En el pleito murieron un favorito y un pariente, ambos en el tinglado del poder. México, pagó mucho por esa desestabilización que llevó a la quiebra la confianza en tesobonos que acumulaban 50 mil millones de dólares, provocando un apoyo en fasta track del congreso americano bipartidista, por algo que quedó en 30 mil millones y de ahí, la ruta fue el camino expedito al FOBAPROA.

La democracia a medias empezó sin proyecto político integral y las delincuencias buscaron arreglos regionales y surgiendo estallidos, hasta en los pueblos más infames del territorio.

Bajo la égida de los atlacomulcas la competencia por extender la corrupción sin límite distrajo el interés de los altos burócratas y a los grupos transgresores se les vio como factores de usos de amedrentamiento y ganancias. Por un lado, se les daban concesiones y por otro lado también crecían los intereses de ambiciosos que urgían de recursos para la grilla, sin etiquetas morales; y se produjeron, (según se sabe hoy con mayor detalle, por lo acalambrado de los poderosos del poder público, de la molestia que les causan detenciones y amenazas, que les excluyen en las decisiones); el remate de franquicias de esos adeudos lo que tiene fragmentado el territorio sin precedentes históricos.
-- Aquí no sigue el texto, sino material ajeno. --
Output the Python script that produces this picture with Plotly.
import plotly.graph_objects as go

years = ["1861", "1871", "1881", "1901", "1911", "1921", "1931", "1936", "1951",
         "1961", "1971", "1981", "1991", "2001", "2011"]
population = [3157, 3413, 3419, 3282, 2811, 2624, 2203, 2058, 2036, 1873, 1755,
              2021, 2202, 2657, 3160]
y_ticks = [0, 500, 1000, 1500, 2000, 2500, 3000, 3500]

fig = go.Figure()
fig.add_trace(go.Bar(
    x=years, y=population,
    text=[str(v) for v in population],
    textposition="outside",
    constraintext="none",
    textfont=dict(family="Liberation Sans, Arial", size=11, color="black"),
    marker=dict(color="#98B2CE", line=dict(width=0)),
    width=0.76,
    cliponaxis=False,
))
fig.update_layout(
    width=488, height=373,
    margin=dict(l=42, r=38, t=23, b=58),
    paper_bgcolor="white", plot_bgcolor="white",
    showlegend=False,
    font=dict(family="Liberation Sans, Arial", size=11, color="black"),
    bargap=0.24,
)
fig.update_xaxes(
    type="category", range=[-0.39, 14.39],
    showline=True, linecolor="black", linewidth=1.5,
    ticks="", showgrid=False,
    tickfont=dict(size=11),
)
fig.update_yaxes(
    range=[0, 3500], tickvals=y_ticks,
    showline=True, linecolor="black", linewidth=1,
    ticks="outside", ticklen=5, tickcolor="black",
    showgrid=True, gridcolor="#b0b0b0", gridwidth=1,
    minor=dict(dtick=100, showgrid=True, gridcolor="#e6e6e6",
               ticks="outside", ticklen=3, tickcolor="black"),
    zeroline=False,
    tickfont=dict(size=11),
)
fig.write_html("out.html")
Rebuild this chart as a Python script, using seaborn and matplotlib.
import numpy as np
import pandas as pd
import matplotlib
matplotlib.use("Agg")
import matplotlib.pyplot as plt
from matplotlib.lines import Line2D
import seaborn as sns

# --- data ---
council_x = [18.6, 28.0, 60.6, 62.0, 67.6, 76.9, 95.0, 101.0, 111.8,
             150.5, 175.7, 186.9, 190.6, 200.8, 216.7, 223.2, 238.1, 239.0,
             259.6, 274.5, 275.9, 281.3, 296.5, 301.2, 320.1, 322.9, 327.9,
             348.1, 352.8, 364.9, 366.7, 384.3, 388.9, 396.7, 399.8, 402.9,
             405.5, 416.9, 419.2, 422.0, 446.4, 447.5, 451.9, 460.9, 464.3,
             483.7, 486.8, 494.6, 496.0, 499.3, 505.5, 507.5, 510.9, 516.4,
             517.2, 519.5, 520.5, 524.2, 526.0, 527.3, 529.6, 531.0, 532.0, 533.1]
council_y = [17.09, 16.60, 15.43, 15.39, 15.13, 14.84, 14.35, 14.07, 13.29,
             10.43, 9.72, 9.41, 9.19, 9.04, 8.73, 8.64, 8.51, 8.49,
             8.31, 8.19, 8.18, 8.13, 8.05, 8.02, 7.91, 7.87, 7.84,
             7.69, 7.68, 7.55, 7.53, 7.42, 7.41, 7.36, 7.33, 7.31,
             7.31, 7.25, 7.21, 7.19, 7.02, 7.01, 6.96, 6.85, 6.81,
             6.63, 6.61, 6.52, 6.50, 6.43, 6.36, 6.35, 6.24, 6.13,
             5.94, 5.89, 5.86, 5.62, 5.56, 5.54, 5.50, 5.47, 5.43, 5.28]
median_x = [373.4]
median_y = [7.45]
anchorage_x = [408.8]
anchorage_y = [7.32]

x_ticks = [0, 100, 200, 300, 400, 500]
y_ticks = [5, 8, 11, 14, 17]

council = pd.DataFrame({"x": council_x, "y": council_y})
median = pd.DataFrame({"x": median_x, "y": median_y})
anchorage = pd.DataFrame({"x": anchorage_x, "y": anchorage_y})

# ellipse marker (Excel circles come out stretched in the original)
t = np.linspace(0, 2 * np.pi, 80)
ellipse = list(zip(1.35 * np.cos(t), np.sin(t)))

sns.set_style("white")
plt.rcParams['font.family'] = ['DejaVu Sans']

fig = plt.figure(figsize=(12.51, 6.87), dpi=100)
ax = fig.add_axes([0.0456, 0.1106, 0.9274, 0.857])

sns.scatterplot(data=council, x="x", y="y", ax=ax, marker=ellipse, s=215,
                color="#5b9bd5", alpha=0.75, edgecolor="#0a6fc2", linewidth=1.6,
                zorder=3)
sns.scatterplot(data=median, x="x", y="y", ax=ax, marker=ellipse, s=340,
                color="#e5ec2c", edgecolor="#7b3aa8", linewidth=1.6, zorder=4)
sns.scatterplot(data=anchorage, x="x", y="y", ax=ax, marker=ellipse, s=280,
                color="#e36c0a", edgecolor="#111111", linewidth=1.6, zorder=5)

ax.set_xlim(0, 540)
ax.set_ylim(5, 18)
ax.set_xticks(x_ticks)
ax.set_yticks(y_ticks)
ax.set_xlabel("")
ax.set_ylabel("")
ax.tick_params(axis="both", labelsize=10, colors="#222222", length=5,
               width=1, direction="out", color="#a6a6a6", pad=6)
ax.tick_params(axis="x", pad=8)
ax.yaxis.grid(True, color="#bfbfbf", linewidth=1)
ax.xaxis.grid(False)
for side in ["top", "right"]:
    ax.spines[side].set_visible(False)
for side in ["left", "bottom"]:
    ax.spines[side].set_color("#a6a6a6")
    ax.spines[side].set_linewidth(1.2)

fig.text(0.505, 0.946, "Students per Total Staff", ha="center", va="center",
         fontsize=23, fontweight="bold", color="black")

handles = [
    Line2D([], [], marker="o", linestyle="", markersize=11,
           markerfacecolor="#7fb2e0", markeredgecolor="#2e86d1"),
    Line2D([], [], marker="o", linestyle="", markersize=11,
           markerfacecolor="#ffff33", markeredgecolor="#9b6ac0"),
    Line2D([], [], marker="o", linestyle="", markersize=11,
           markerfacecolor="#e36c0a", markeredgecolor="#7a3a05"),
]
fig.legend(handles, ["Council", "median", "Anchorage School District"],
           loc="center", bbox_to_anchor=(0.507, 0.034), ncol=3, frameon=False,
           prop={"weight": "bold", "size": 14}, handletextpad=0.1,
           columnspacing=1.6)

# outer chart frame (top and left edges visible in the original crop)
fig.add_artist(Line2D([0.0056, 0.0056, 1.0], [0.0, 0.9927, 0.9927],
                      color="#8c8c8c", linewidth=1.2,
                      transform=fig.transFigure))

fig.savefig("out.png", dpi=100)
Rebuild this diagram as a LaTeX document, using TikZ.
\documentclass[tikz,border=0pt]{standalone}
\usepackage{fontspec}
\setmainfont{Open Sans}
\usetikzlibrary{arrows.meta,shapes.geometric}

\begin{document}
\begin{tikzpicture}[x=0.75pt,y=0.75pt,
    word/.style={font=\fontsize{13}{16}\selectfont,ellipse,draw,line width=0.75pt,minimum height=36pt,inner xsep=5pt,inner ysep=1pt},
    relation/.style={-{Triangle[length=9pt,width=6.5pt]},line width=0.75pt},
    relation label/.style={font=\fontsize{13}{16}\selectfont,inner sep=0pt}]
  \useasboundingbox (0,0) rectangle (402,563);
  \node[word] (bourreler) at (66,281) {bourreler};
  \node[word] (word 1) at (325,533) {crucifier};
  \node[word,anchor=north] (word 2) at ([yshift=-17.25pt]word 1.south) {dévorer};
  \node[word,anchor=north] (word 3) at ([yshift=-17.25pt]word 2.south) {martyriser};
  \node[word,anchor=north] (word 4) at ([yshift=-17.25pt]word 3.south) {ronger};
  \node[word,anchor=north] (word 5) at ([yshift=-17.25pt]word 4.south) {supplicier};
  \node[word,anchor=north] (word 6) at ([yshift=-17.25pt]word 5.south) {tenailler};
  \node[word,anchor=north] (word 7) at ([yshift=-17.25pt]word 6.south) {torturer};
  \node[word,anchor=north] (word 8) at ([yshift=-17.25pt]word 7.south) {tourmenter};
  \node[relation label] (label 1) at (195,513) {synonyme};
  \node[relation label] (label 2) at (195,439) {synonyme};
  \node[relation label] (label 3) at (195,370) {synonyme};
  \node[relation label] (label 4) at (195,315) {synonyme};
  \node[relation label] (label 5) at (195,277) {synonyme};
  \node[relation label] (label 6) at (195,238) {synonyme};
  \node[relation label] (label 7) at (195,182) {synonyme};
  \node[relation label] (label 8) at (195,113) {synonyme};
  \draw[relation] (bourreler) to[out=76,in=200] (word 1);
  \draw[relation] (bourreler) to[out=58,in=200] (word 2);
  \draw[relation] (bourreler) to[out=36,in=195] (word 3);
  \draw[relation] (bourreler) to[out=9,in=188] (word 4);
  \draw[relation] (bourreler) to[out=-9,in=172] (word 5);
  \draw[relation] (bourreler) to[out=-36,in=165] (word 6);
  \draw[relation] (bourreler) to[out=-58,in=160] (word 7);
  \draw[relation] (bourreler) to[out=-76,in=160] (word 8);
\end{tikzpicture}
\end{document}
Y se perdió la paz. Así de sencillo. Nadie parece poder recuperarla ni los que están, porque forman parte de esa maraña, ni los que se les oponen porque probablemente también estén en el ajo. No hay certeza.

¿Y los demás, apa?

Creo que no saben, no sabemos hasta donde hay que recuperar la paz perdida, pero creo que muchos todavía, no todos, apenas estamos de acuerdo que la necesitamos.